Managing Taxes More Effectively with Software
April 1, 2008
Taxes may be inevitable, but they aren't immutable. Many companies could be using software to do a more efficient job of determining what they owe and to find more effective ways of minimizing it. Applications for this purpose have been available for years, but not every company uses one, and some that do may find that they will benefit from upgrading. Specifically, there are two types of taxes that software can help to address: sales and use taxes and income taxes.
Sales and use taxes can present a problem for any corporation doing business in multiple tax jurisdictions. In today's Internet economy, this can mean just about any company. In the U.S. alone, complications arise because each state, county, or city has its own rules and rates, and these change often. Unless you have only a handful of customers and operate in a limited number of places, keeping track of the rules and applying them accurately is a burden — but an avoidable one.
At first thought, it might seem that your enterprise resource planning (ERP) system could do the work for sales and use taxes. After all, this is the software almost all companies use to generate their invoices and purchase orders. But this is not a good solution because you don't want to have to keep making changes to this core transaction management system, and the key part of any sales and use tax management system is its ability to keep up with ongoing changes.

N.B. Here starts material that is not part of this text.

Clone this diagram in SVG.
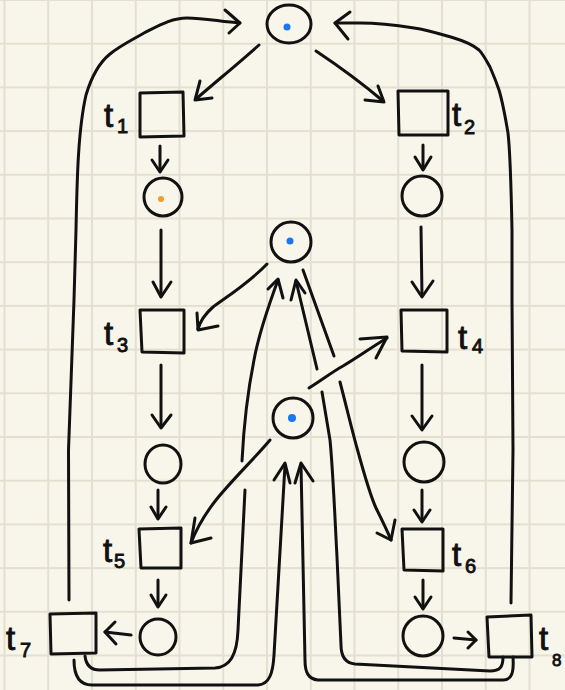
<svg xmlns="http://www.w3.org/2000/svg" width="565" height="690" viewBox="0 0 565 690">
  <defs>
    <pattern id="grid" x="3.5" y="-1" width="43.75" height="43.7" patternUnits="userSpaceOnUse">
      <path d="M1,0 V43.7 M0,1 H43.75" fill="none" stroke="#e3e0d1" stroke-width="2"/>
    </pattern>
    <style>
      .ink { fill: none; stroke: #111; stroke-width: 3; stroke-linecap: round; stroke-linejoin: round; }
      .place { fill: none; stroke: #111; stroke-width: 3; }
      .box { fill: none; stroke: #111; stroke-width: 3; stroke-linecap: round; stroke-linejoin: round; }
      .tok-blue { fill: #1877f2; }
      .tok-orange { fill: #f59a2c; }
      .lbl { font-family: "Liberation Sans", "DejaVu Sans", sans-serif; font-size: 33px; fill: #111; stroke: #111; stroke-width: 0.9; }
      .sub { font-size: 20px; }
    </style>
  </defs>

  <!-- paper -->
  <rect width="565" height="690" fill="#f8f6ea"/>
  <rect width="565" height="690" fill="url(#grid)"/>

  <!-- connectors -->
  <g id="connectors" class="ink">
    <!-- top place to t1 / t2 -->
    <path d="M259,45 C 240,62 218,80 196,99"/>
    <path d="M200,81 L195,100 L212,98"/>
    <path d="M316,51 C 340,67 363,84 383,101"/>
    <path d="M378,86 L384,102 L365,100"/>

    <!-- left column -->
    <path d="M160,146 L160,171"/>
    <path d="M152,160 L160,172 L168,160"/>
    <path d="M161,230 L161,296"/>
    <path d="M153,282 L161,297 L171,282"/>
    <path d="M161,365 L161,427"/>
    <path d="M152,415 L161,428 L171,415"/>
    <path d="M158,490 L158,518"/>
    <path d="M151,507 L158,519 L166,507"/>
    <path d="M158,580 L158,606"/>
    <path d="M151,595 L158,607 L166,595"/>
    <path d="M131,635 L105,632"/>
    <path d="M115,622 L105,632 L116,644"/>

    <!-- right column -->
    <path d="M423,145 L423,169"/>
    <path d="M415,157 L423,170 L431,157"/>
    <path d="M421,227 L422,296"/>
    <path d="M412,282 L422,297 L433,281"/>
    <path d="M422,365 L422,429"/>
    <path d="M412,416 L422,430 L432,416"/>
    <path d="M422,490 L422,521"/>
    <path d="M414,510 L422,522 L430,510"/>
    <path d="M423,580 L423,608"/>
    <path d="M415,597 L423,609 L431,597"/>
    <path d="M454,638 L476,640"/>
    <path d="M468,632 L476,640 L468,648"/>

    <!-- middle place to t3 -->
    <path d="M267,264 C 250,282 228,296 213,307 C 205,314 200,322 198,329"/>
    <path d="M197,313 L198,330 L218,326"/>

    <!-- lower middle place to t4 -->
    <path d="M309,388 C 322,380 332,372 343,366 C 358,357 372,347 387,338"/>
    <path d="M360,339 L387,337 L376,358"/>

    <!-- lower middle place to t5 -->
    <path d="M270,440 C 255,458 232,480 216,500 C 205,514 196,530 191,543"/>
    <path d="M195,518 L191,543 L211,538"/>

    <!-- middle place to t6 (gap where it crosses) -->
    <path d="M303,270 L334,356"/>
    <path d="M340,382 C 346,405 352,430 357,448 C 363,470 370,495 376,508 C 382,520 387,530 391,540"/>
    <path d="M377,533 L391,540 L395,520"/>

    <!-- t7 to middle place, outer left curve -->
    <path d="M85,656 C 86,665 91,670 100,670 L215,668 C 230,667 237,655 238,630 L245,490"/>
    <path d="M242,461 C 244,420 250,380 254,360 C 258,338 264,318 278,280"/>
    <path d="M268,289 L278,279 L283,298"/>

    <!-- t7 to lower middle place -->
    <path d="M74,660 C 74,676 80,685 92,685 L258,685 C 270,684 273,672 274,655 L285,465"/>
    <path d="M274,480 L285,463 L290,483"/>

    <!-- t8 to middle place, inner right curve -->
    <path d="M503,657 C 503,667 500,671 490,671 L355,664 C 345,663 341,656 341,645 L337,557 C 335,520 333,470 330,440 L322,392"/>
    <path d="M317,369 L296,281"/>
    <path d="M291,300 L296,280 L305,293"/>

    <!-- t8 to lower middle place -->
    <path d="M513,657 C 514,672 512,680 503,680 L318,680 C 308,679 305,672 305,660 L301,465"/>
    <path d="M295,483 L301,463 L313,481"/>

    <!-- t7 back to top place -->
    <path d="M69,600 L68.5,450 L74,300 L76,230 C 77,180 78,130 86,95 C 92,75 100,62 110,54 C 118,47 128,42 144,33 C 160,25 172,18 187,18 C 205,18 222,22 240,23"/>
    <path d="M225,10 L240,23 L229,33"/>

    <!-- t8 back to top place -->
    <path d="M511,603 L513,450 L512,300 L512,230 C 511,180 510,150 508,133 C 505,115 502,100 499,90 C 495,78 492,72 490,67 C 486,60 483,54 479,50 C 472,44 464,41 454,38 C 440,34 428,30 414,28 C 395,25 378,23 360,23 L335,23"/>
    <path d="M350,12 L335,23 L348,39"/>
  </g>

  <!-- places -->
  <g id="p-top">
    <ellipse class="place" cx="289" cy="24" rx="22" ry="19"/>
    <circle class="tok-blue" cx="287" cy="27" r="3.5"/>
  </g>
  <g id="p-left-1">
    <circle class="place" cx="163" cy="197" r="19"/>
    <circle class="tok-orange" cx="161" cy="199" r="3"/>
  </g>
  <g id="p-right-1">
    <circle class="place" cx="422" cy="196" r="20"/>
  </g>
  <g id="p-mid">
    <circle class="place" cx="291" cy="242" r="20"/>
    <circle class="tok-blue" cx="290" cy="241" r="3.5"/>
  </g>
  <g id="p-mid-low">
    <circle class="place" cx="293" cy="418" r="20"/>
    <circle class="tok-blue" cx="292" cy="418" r="4"/>
  </g>
  <g id="p-left-2">
    <ellipse class="place" cx="163" cy="464" rx="18" ry="19"/>
  </g>
  <g id="p-right-2">
    <circle class="place" cx="424" cy="462" r="20"/>
  </g>
  <g id="p-left-3">
    <ellipse class="place" cx="158" cy="637" rx="18" ry="18"/>
  </g>
  <g id="p-right-3">
    <circle class="place" cx="423" cy="636" r="20"/>
  </g>

  <!-- transitions -->
  <g id="t1">
    <path class="box" d="M140,93 L183,92 L184,136 L140,137 Z"/>
    <text class="lbl" x="104" y="127">t<tspan class="sub" x="117" y="133">1</tspan></text>
  </g>
  <g id="t2">
    <path class="box" d="M398,91 L448,91 L448,135 L399,135 Z"/>
    <text class="lbl" x="452" y="126">t<tspan class="sub" x="464" y="134">2</tspan></text>
  </g>
  <g id="t3">
    <path class="box" d="M140,310 L184,310 L184,353 L142,352 Z"/>
    <text class="lbl" x="104" y="345">t<tspan class="sub" x="117" y="352">3</tspan></text>
  </g>
  <g id="t4">
    <path class="box" d="M401,310 L447,310 L447,352 L402,351 Z"/>
    <text class="lbl" x="458" y="349">t<tspan class="sub" x="472" y="353">4</tspan></text>
  </g>
  <g id="t5">
    <path class="box" d="M139,529 L181,528 L181,568 L141,568 Z"/>
    <text class="lbl" x="103" y="562">t<tspan class="sub" x="114" y="568">5</tspan></text>
  </g>
  <g id="t6">
    <path class="box" d="M402,529 L443,529 L443,571 L404,570 Z"/>
    <text class="lbl" x="452" y="566">t<tspan class="sub" x="465" y="573">6</tspan></text>
  </g>
  <g id="t7">
    <path class="box" d="M50,614 L96,613 L96,653 L51,654 Z"/>
    <text class="lbl" x="6" y="650">t<tspan class="sub" x="20" y="657">7</tspan></text>
  </g>
  <g id="t8">
    <path class="box" d="M487,617 L531,615 L532,657 L489,657 Z"/>
    <text class="lbl" x="539" y="650">t<tspan class="sub" x="552" y="666" style="font-size:17px">8</tspan></text>
  </g>
</svg>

Instead, the information contained in an invoice or other transaction can be passed to a third-party tax calculation application, and these records contain enough identifying data elements to enable consistently accurate assessments. The tax logic can be configured to recognize the tax status of the customer at the specific location as well as the tax treatment of specific products at that site (for example, certain parts numbers or SKUs may be exempt or qualify for more favorable treatment in specific jurisdictions).
Some tax software companies have considerable international expertise. This matters because, for example, if your corporation does business in the European Union and is shipping something between countries, you have to apply the correct value-added tax (VAT) for that specific product/country combination. If you are claiming an exemption to the VAT, all documents must correctly reference the specific statute that provides this exemption.